When the main line of the Long Island Railroad was opened to Greenport in July 1844, it was a tome of great rejoicing by the people of eastern Long Island.  The “iron horse” had finally arrived, and a trip to the city that had taken two days or more by stage coach, was now made in as many hours.

          Manorville was an important stop for the “Boston trains,” as the trains were called that took passengers from New York to Greenport, then steamboat to Stonington,, Conn., and then the Old Colony Railroad to Boston.  This was before the shore line of the N.Y.H. &H Railroad was built along the Connecticut shore.  The trains stopped at “Manor” to load wood for the wood burning locomotives and for the passengers to get refreshment.

          In later years the “Cannon Ball” from New York to Montauk split at Manorville, with one section going to Greenport and the other section to Montauk over the branch line to Eastport.  The old “Cape Horn” train ran daily round trip from Greenport to Montauk via Manorville and the branch line, which had been abandoned for several years and the tracks torn up.  The station had been removed and only a shed is left to mark the once important railroad junction, which was a train order station with an agent and block operator.

          Around 1900, the shipping of cordwood was an important business and in one year G. W. Raynor shipped over 1000 cords of wood by freight from the Manorville station.

          During World War One, loaded troop trains and visitors excursion trains ran from Camp Upton to New York over the main line, and the empty trains returned on the Montauk division to the cut off West of Eastport, up the branch line to Manorville and back to Camp Upton.  During heavy movements the trains operated every half hour or so.

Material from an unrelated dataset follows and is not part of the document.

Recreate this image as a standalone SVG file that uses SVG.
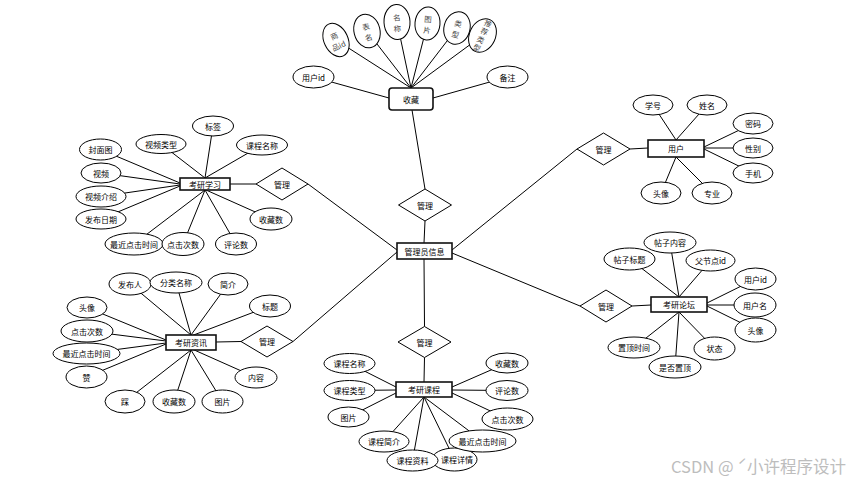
<svg xmlns="http://www.w3.org/2000/svg" width="856" height="482" viewBox="0 0 856 482">
<style>
.bg{fill:#fff}
.c line{stroke:#000;stroke-width:1}
.e{fill:#fff;stroke:#000;stroke-width:1}
.r{fill:#fff;stroke:#111;stroke-width:1.6}
.d{fill:#fff;stroke:#000;stroke-width:1}
text{font-family:"Noto Sans CJK SC","Liberation Sans",sans-serif;font-size:8px;fill:#000;text-anchor:middle;dominant-baseline:central}
.v{font-size:7.5px;fill:#444}
.wm{font-size:16.5px;fill:#bdbdbd;text-anchor:start}
</style>
<rect class="bg" x="0" y="0" width="856" height="482"/>
<g id="connectors" class="c">
<line x1="412" y1="110" x2="425" y2="189"/>
<line x1="425" y1="221" x2="424" y2="243"/>
<line x1="256" y1="184" x2="230" y2="184"/>
<line x1="308" y1="184" x2="397" y2="250"/>
<line x1="241" y1="341.5" x2="216" y2="342"/>
<line x1="293" y1="341.5" x2="397" y2="252"/>
<line x1="577" y1="149" x2="452" y2="250"/>
<line x1="630" y1="149" x2="648" y2="148"/>
<line x1="580" y1="306" x2="452" y2="253"/>
<line x1="632" y1="306" x2="651" y2="305"/>
<line x1="424.5" y1="326.5" x2="424" y2="259"/>
<line x1="424.5" y1="357.5" x2="424" y2="382"/>
<line x1="411" y1="88" x2="336" y2="40"/>
<line x1="411" y1="88" x2="367" y2="31"/>
<line x1="411" y1="88" x2="397" y2="22"/>
<line x1="411" y1="88" x2="427.5" y2="23.5"/>
<line x1="411" y1="88" x2="457" y2="28"/>
<line x1="411" y1="88" x2="482.5" y2="35.5"/>
<line x1="389" y1="98" x2="313.5" y2="77"/>
<line x1="433" y1="98" x2="507.5" y2="77"/>
<line x1="205" y1="178" x2="161" y2="144"/>
<line x1="205" y1="178" x2="213" y2="126"/>
<line x1="205" y1="178" x2="262" y2="145"/>
<line x1="180" y1="183" x2="100.5" y2="149.5"/>
<line x1="180" y1="184" x2="101" y2="173"/>
<line x1="180" y1="185" x2="101" y2="196.5"/>
<line x1="180" y1="186" x2="101" y2="219"/>
<line x1="205" y1="190" x2="134" y2="244"/>
<line x1="205" y1="190" x2="183" y2="244"/>
<line x1="205" y1="190" x2="236" y2="244"/>
<line x1="206" y1="190" x2="271" y2="219"/>
<line x1="191" y1="335" x2="130" y2="284"/>
<line x1="191" y1="335" x2="176" y2="282.5"/>
<line x1="191" y1="335" x2="228" y2="284"/>
<line x1="191" y1="336" x2="270" y2="306"/>
<line x1="166" y1="340" x2="87" y2="307.5"/>
<line x1="166" y1="341" x2="87" y2="331"/>
<line x1="166" y1="343" x2="86.5" y2="353.5"/>
<line x1="166" y1="344" x2="86.5" y2="377"/>
<line x1="191" y1="350" x2="125" y2="401.5"/>
<line x1="191" y1="350" x2="174" y2="401.5"/>
<line x1="191" y1="350" x2="222.5" y2="401.5"/>
<line x1="192" y1="349" x2="256" y2="377.5"/>
<line x1="396" y1="387" x2="349.5" y2="363.5"/>
<line x1="396" y1="390" x2="349.5" y2="390.5"/>
<line x1="396" y1="393" x2="348.5" y2="417"/>
<line x1="424" y1="397" x2="384" y2="441.5"/>
<line x1="424" y1="397" x2="412.5" y2="460.5"/>
<line x1="424" y1="397" x2="454.5" y2="459.5"/>
<line x1="424" y1="397" x2="482.5" y2="441"/>
<line x1="452" y1="387" x2="507" y2="363"/>
<line x1="452" y1="390" x2="507" y2="390.5"/>
<line x1="452" y1="393" x2="507.5" y2="419"/>
<line x1="676" y1="140" x2="653" y2="105"/>
<line x1="676" y1="140" x2="707" y2="105"/>
<line x1="704" y1="147" x2="753" y2="123.5"/>
<line x1="704" y1="148" x2="753" y2="148"/>
<line x1="704" y1="149" x2="753" y2="173"/>
<line x1="676" y1="157" x2="661" y2="193"/>
<line x1="676" y1="157" x2="712" y2="193"/>
<line x1="679" y1="297" x2="629.5" y2="259"/>
<line x1="679" y1="297" x2="670" y2="242.5"/>
<line x1="679" y1="297" x2="710.5" y2="260.5"/>
<line x1="707" y1="303" x2="755.5" y2="279"/>
<line x1="707" y1="305" x2="755" y2="305"/>
<line x1="707" y1="306" x2="755.5" y2="330"/>
<line x1="679" y1="312" x2="634" y2="347.5"/>
<line x1="679" y1="312" x2="675" y2="367"/>
<line x1="679" y1="312" x2="714.5" y2="348.5"/>
</g>

<g id="rel-top"><polygon class="d" points="398.5,205 425,189 451.5,205 425,221"/><text x="425" y="205">管理</text></g>
<g id="rel-bottom"><polygon class="d" points="398,342 424.5,326.5 451,342 424.5,357.5"/><text x="424.5" y="342">管理</text></g>
<g id="rel-lt"><polygon class="d" points="256,184 282,168 308,184 282,200"/><text x="282" y="184">管理</text></g>
<g id="rel-lb"><polygon class="d" points="241,341.5 267,326 293,341.5 267,357"/><text x="267" y="341.5">管理</text></g>
<g id="rel-rt"><polygon class="d" points="577,149 603.5,133 630,149 603.5,165"/><text x="603.5" y="149">管理</text></g>
<g id="rel-rb"><polygon class="d" points="580,306 606,290 632,306 606,322"/><text x="606" y="306">管理</text></g>

<g id="admin"><rect class="r" x="397" y="243" width="55" height="16"/><text x="424.5" y="251">管理员信息</text></g>
<g id="shoucang"><rect class="r" x="389" y="88" width="44" height="22" rx="3"/><text x="411" y="99">收藏</text></g>
<g id="xuexi"><rect class="r" x="180" y="178" width="50" height="12"/><text x="205" y="184">考研学习</text></g>
<g id="zixun"><rect class="r" x="166" y="335" width="50" height="15"/><text x="191" y="342.5">考研资讯</text></g>
<g id="kecheng"><rect class="r" x="396" y="382" width="56" height="15"/><text x="424" y="389.5">考研课程</text></g>
<g id="yonghu"><rect class="r" x="648" y="140" width="56" height="17"/><text x="676" y="148.5">用户</text></g>
<g id="luntan"><rect class="r" x="651" y="297" width="56" height="15"/><text x="679" y="304.5">考研论坛</text></g>

<g id="sc-spid" transform="translate(336,40) rotate(-25)"><ellipse class="e" cx="0" cy="0" rx="12" ry="17.5"/><text class="v" x="0" y="-5">商</text><text class="v" x="0" y="6">品id</text></g>
<g id="sc-bm" transform="translate(367,31) rotate(-14)"><ellipse class="e" cx="0" cy="0" rx="13" ry="17"/><text class="v" x="0" y="-5">表</text><text class="v" x="0" y="6">名</text></g>
<g id="sc-mc" transform="translate(397,22) rotate(-3)"><ellipse class="e" cx="0" cy="0" rx="13" ry="17.5"/><text class="v" x="0" y="-5">名</text><text class="v" x="0" y="6">称</text></g>
<g id="sc-tp" transform="translate(427.5,23.5) rotate(5)"><ellipse class="e" cx="0" cy="0" rx="12.5" ry="16.5"/><text class="v" x="0" y="-5">图</text><text class="v" x="0" y="6">片</text></g>
<g id="sc-lx" transform="translate(457,28) rotate(15)"><ellipse class="e" cx="0" cy="0" rx="13" ry="16.5"/><text class="v" x="0" y="-5">类</text><text class="v" x="0" y="6">型</text></g>
<g id="sc-tjlx" transform="translate(482.5,35.5) rotate(25)"><ellipse class="e" cx="0" cy="0" rx="13" ry="17.5"/><text class="v" x="0" y="-14">推</text><text class="v" x="0" y="-5">荐</text><text class="v" x="0" y="4">类</text><text class="v" x="0" y="13">型</text></g>
<g id="sc-yhid"><ellipse class="e" cx="313.5" cy="77" rx="20.5" ry="11"/><text x="313.5" y="77">用户id</text></g>
<g id="sc-bz"><ellipse class="e" cx="507.5" cy="77" rx="20.5" ry="11"/><text x="507.5" y="77">备注</text></g>

<g id="xx-fmt"><ellipse class="e" cx="100.5" cy="149.5" rx="21" ry="10.5"/><text x="100.5" y="149.5">封面图</text></g>
<g id="xx-splx"><ellipse class="e" cx="161" cy="144" rx="25" ry="9.5"/><text x="161" y="144">视频类型</text></g>
<g id="xx-bq"><ellipse class="e" cx="213" cy="126" rx="20.5" ry="10"/><text x="213" y="126">标签</text></g>
<g id="xx-kcmc"><ellipse class="e" cx="262" cy="145" rx="25.5" ry="10"/><text x="262" y="145">课程名称</text></g>
<g id="xx-sp"><ellipse class="e" cx="101" cy="173" rx="20" ry="10"/><text x="101" y="173">视频</text></g>
<g id="xx-spjs"><ellipse class="e" cx="101" cy="196.5" rx="25" ry="10.5"/><text x="101" y="196.5">视频介绍</text></g>
<g id="xx-fbrq"><ellipse class="e" cx="101" cy="219" rx="25" ry="10"/><text x="101" y="219">发布日期</text></g>
<g id="xx-zjdj"><ellipse class="e" cx="134" cy="244" rx="29" ry="11"/><text x="134" y="244">最近点击时间</text></g>
<g id="xx-djcs"><ellipse class="e" cx="183" cy="244" rx="21" ry="11.5"/><text x="183" y="244">点击次数</text></g>
<g id="xx-pls"><ellipse class="e" cx="236" cy="244" rx="20.5" ry="11"/><text x="236" y="244">评论数</text></g>
<g id="xx-scs"><ellipse class="e" cx="271" cy="219" rx="21" ry="11"/><text x="271" y="219">收藏数</text></g>

<g id="zx-fbr"><ellipse class="e" cx="130" cy="284" rx="21" ry="11"/><text x="130" y="284">发布人</text></g>
<g id="zx-flmc"><ellipse class="e" cx="176" cy="282.5" rx="26" ry="10.5"/><text x="176" y="282.5">分类名称</text></g>
<g id="zx-jj"><ellipse class="e" cx="228" cy="284" rx="20" ry="11"/><text x="228" y="284">简介</text></g>
<g id="zx-bt"><ellipse class="e" cx="270" cy="306" rx="20.5" ry="11"/><text x="270" y="306">标题</text></g>
<g id="zx-tx"><ellipse class="e" cx="87" cy="307.5" rx="20" ry="10.5"/><text x="87" y="307.5">头像</text></g>
<g id="zx-djcs"><ellipse class="e" cx="87" cy="331" rx="26" ry="11"/><text x="87" y="331">点击次数</text></g>
<g id="zx-zjdj"><ellipse class="e" cx="86.5" cy="353.5" rx="33.5" ry="10.5"/><text x="86.5" y="353.5">最近点击时间</text></g>
<g id="zx-zan"><ellipse class="e" cx="86.5" cy="377" rx="20.5" ry="11"/><text x="86.5" y="377">赞</text></g>
<g id="zx-cai"><ellipse class="e" cx="125" cy="401.5" rx="20" ry="11.5"/><text x="125" y="401.5">踩</text></g>
<g id="zx-scs"><ellipse class="e" cx="174" cy="401.5" rx="21" ry="11.5"/><text x="174" y="401.5">收藏数</text></g>
<g id="zx-tp"><ellipse class="e" cx="222.5" cy="401.5" rx="20.5" ry="11.5"/><text x="222.5" y="401.5">图片</text></g>
<g id="zx-nr"><ellipse class="e" cx="256" cy="377.5" rx="21" ry="10.5"/><text x="256" y="377.5">内容</text></g>

<g id="kc-kcmc"><ellipse class="e" cx="349.5" cy="363.5" rx="25.5" ry="10"/><text x="349.5" y="363.5">课程名称</text></g>
<g id="kc-kclx"><ellipse class="e" cx="349.5" cy="390.5" rx="25.5" ry="10"/><text x="349.5" y="390.5">课程类型</text></g>
<g id="kc-tp"><ellipse class="e" cx="348.5" cy="417" rx="20.5" ry="10"/><text x="348.5" y="417">图片</text></g>
<g id="kc-kcjj"><ellipse class="e" cx="384" cy="441.5" rx="25" ry="10.5"/><text x="384" y="441.5">课程简介</text></g>
<g id="kc-kcxq"><ellipse class="e" cx="454.5" cy="459.5" rx="22.5" ry="11.5"/><text x="457" y="459.5">课程详情</text></g>
<g id="kc-zjdj"><ellipse class="e" cx="482.5" cy="441" rx="33.5" ry="11"/><text x="482.5" y="441">最近点击时间</text></g>
<g id="kc-kczl"><ellipse class="e" cx="412.5" cy="460.5" rx="25.5" ry="10.5"/><text x="412.5" y="460.5">课程资料</text></g>
<g id="kc-scs"><ellipse class="e" cx="507" cy="363" rx="21" ry="10"/><text x="507" y="363">收藏数</text></g>
<g id="kc-pls"><ellipse class="e" cx="507" cy="390.5" rx="21" ry="10"/><text x="507" y="390.5">评论数</text></g>
<g id="kc-djcs"><ellipse class="e" cx="507.5" cy="419" rx="25.5" ry="11"/><text x="507.5" y="419">点击次数</text></g>

<g id="yh-xh"><ellipse class="e" cx="653" cy="105" rx="20" ry="10"/><text x="653" y="105">学号</text></g>
<g id="yh-xm"><ellipse class="e" cx="707" cy="105" rx="20" ry="10"/><text x="707" y="105">姓名</text></g>
<g id="yh-mm"><ellipse class="e" cx="753" cy="123.5" rx="20" ry="10.5"/><text x="753" y="123.5">密码</text></g>
<g id="yh-xb"><ellipse class="e" cx="753" cy="148" rx="20" ry="10"/><text x="753" y="148">性别</text></g>
<g id="yh-sj"><ellipse class="e" cx="753" cy="173" rx="20" ry="10"/><text x="753" y="173">手机</text></g>
<g id="yh-tx"><ellipse class="e" cx="661" cy="193" rx="20" ry="11"/><text x="661" y="193">头像</text></g>
<g id="yh-zy"><ellipse class="e" cx="712" cy="193" rx="20" ry="11"/><text x="712" y="193">专业</text></g>

<g id="lt-tznr"><ellipse class="e" cx="670" cy="242.5" rx="26" ry="10.5"/><text x="670" y="242.5">帖子内容</text></g>
<g id="lt-tzbt"><ellipse class="e" cx="629.5" cy="259" rx="25.5" ry="11"/><text x="629.5" y="259">帖子标题</text></g>
<g id="lt-fjd"><ellipse class="e" cx="710.5" cy="260.5" rx="24.5" ry="10.5"/><text x="710.5" y="260.5">父节点id</text></g>
<g id="lt-yhid"><ellipse class="e" cx="755.5" cy="279" rx="20.5" ry="11"/><text x="755.5" y="279">用户id</text></g>
<g id="lt-yhm"><ellipse class="e" cx="755" cy="305" rx="21" ry="12"/><text x="755" y="305">用户名</text></g>
<g id="lt-tx"><ellipse class="e" cx="755.5" cy="330" rx="20.5" ry="12"/><text x="755.5" y="330">头像</text></g>
<g id="lt-zdsj"><ellipse class="e" cx="634" cy="347.5" rx="26" ry="10.5"/><text x="634" y="347.5">置顶时间</text></g>
<g id="lt-sfzd"><ellipse class="e" cx="675" cy="367" rx="26" ry="11"/><text x="675" y="367">是否置顶</text></g>
<g id="lt-zt"><ellipse class="e" cx="714.5" cy="348.5" rx="20.5" ry="11.5"/><text x="714.5" y="348.5">状态</text></g>

<text class="wm" x="671" y="466">CSDN @ ˊ小许程序设计</text>
</svg>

          The railroad was not opened to Patchogue until 1868, and on to Eastport in 1881 to connect with the line from Manorville to the Hamptons and Sag Harbor, which had been opened several years before.  Port Jefferson was not reached until 1873, so the main line stations were important as stages met the trains and carried the mail and passengers to the north and south side villages.

          Now a little over a hundred years have passed since the first train ran to Greenport and passenger service has been reduced to one train each way daily.  Most of the stations have been torn down and replaced with small sheds.  The passengers are carried by buses operated by the railroad running from Riverhead and Greenport to Huntington where they connect with the trains to New York.

          Express and less carload freight are no longer carried by the railroad and mail is no longer handled by rail, so that all the Long Island Rail Road has left is passenger service and car load freight.